**Problem description**
Set aside the pictures and output only the lines from the one containing "Rebuild this chart" up to and including the one containing "type: [8, 5]".

**Dataset content**
___

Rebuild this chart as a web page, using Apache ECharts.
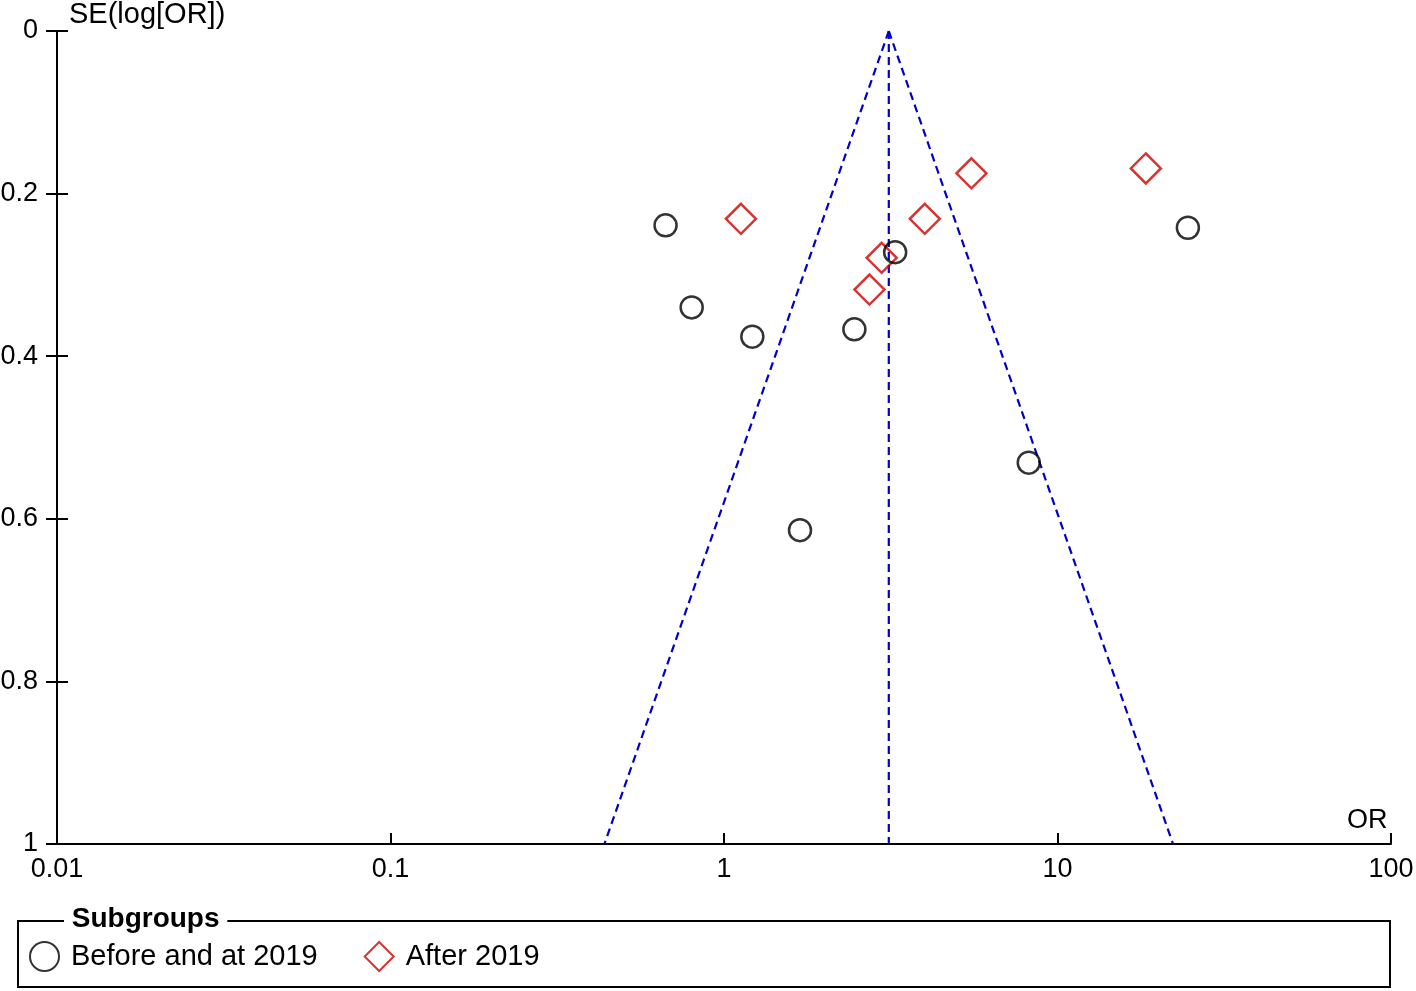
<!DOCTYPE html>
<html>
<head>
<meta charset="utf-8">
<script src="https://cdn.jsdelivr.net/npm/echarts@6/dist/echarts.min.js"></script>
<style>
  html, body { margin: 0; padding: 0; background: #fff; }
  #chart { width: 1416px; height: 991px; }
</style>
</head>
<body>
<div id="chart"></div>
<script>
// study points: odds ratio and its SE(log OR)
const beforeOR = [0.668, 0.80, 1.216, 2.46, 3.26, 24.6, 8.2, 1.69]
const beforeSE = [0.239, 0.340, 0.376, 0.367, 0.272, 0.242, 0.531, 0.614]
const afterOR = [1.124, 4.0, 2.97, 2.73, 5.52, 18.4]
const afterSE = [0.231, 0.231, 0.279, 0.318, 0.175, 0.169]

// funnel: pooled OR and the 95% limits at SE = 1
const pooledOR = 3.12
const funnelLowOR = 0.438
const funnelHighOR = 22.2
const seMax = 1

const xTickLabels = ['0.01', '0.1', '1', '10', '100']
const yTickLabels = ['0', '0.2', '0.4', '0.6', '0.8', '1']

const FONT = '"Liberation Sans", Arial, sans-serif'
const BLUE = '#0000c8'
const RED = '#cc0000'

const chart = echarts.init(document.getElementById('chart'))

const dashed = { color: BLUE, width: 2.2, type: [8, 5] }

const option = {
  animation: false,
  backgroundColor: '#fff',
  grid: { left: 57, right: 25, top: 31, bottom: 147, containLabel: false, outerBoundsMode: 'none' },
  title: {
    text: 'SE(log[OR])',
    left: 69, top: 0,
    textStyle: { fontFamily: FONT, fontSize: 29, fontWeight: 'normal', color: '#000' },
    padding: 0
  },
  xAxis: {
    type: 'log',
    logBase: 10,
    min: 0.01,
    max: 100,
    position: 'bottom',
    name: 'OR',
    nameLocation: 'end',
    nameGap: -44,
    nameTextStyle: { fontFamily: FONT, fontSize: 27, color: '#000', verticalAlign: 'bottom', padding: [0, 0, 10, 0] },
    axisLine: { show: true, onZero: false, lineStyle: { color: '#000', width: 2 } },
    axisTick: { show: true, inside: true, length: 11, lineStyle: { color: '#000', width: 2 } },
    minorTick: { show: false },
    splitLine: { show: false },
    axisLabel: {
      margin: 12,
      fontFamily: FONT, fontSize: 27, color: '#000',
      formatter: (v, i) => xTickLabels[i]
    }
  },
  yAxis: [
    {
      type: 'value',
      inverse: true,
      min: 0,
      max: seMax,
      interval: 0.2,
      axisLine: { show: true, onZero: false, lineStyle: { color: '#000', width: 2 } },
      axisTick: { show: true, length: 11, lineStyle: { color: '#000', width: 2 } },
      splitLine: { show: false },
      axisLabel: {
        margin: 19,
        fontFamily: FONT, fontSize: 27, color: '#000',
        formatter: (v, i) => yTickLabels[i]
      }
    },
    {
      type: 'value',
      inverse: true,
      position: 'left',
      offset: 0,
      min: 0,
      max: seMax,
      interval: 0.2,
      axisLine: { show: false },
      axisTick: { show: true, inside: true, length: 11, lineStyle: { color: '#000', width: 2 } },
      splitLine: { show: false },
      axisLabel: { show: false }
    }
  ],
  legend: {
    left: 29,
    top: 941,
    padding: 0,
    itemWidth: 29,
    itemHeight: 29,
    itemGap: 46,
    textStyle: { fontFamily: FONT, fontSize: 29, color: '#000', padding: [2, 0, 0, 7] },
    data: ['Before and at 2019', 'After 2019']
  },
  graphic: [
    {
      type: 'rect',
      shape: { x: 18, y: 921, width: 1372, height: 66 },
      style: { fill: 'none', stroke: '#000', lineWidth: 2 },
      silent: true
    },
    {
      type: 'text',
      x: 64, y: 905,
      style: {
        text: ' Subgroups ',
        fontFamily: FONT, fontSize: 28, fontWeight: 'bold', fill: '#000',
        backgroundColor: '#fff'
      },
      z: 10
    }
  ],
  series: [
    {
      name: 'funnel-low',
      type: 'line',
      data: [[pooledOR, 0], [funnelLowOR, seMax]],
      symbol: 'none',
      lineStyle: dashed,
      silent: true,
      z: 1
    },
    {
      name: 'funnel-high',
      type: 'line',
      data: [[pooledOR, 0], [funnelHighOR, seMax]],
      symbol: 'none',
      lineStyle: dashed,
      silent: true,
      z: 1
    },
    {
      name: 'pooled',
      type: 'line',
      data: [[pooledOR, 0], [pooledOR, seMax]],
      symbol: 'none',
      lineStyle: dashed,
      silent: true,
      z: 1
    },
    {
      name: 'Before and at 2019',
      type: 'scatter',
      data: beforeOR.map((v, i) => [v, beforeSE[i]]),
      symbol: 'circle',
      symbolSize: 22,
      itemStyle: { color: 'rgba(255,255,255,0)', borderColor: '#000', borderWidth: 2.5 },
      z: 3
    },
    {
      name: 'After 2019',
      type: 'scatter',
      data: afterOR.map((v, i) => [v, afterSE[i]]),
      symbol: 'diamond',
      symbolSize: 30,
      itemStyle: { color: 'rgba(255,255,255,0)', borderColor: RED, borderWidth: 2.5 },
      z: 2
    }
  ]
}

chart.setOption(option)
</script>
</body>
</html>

___

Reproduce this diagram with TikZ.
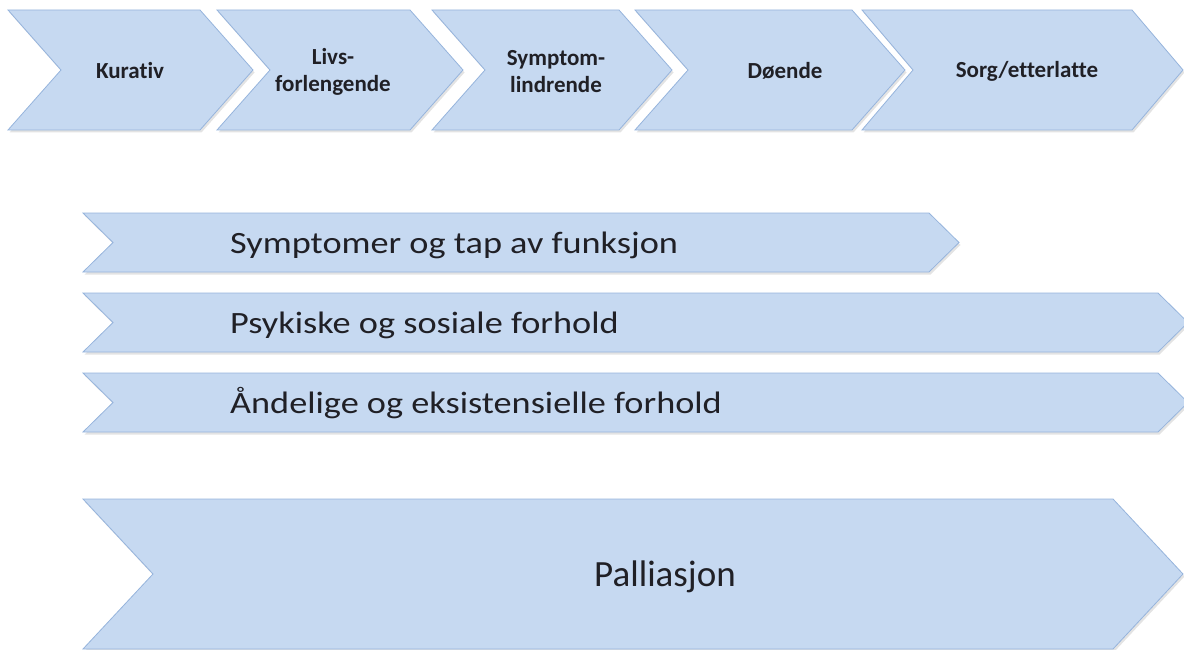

___

**Complete answer**
Rebuild this chart as a web page, using Apache ECharts.
<!DOCTYPE html>
<html>
<head>
<meta charset="utf-8">
<script src="https://cdn.jsdelivr.net/npm/echarts@6/dist/echarts.min.js"></script>
<style>
  html, body { margin: 0; padding: 0; background: #fff; }
  #chart { width: 1416px; height: 991px; }
</style>
</head>
<body>
<div id="chart"></div>
<script>
// study points: odds ratio and its SE(log OR)
const beforeOR = [0.668, 0.80, 1.216, 2.46, 3.26, 24.6, 8.2, 1.69]
const beforeSE = [0.239, 0.340, 0.376, 0.367, 0.272, 0.242, 0.531, 0.614]
const afterOR = [1.124, 4.0, 2.97, 2.73, 5.52, 18.4]
const afterSE = [0.231, 0.231, 0.279, 0.318, 0.175, 0.169]

// funnel: pooled OR and the 95% limits at SE = 1
const pooledOR = 3.12
const funnelLowOR = 0.438
const funnelHighOR = 22.2
const seMax = 1

const xTickLabels = ['0.01', '0.1', '1', '10', '100']
const yTickLabels = ['0', '0.2', '0.4', '0.6', '0.8', '1']

const FONT = '"Liberation Sans", Arial, sans-serif'
const BLUE = '#0000c8'
const RED = '#cc0000'

const chart = echarts.init(document.getElementById('chart'))

const dashed = { color: BLUE, width: 2.2, type: [8, 5] }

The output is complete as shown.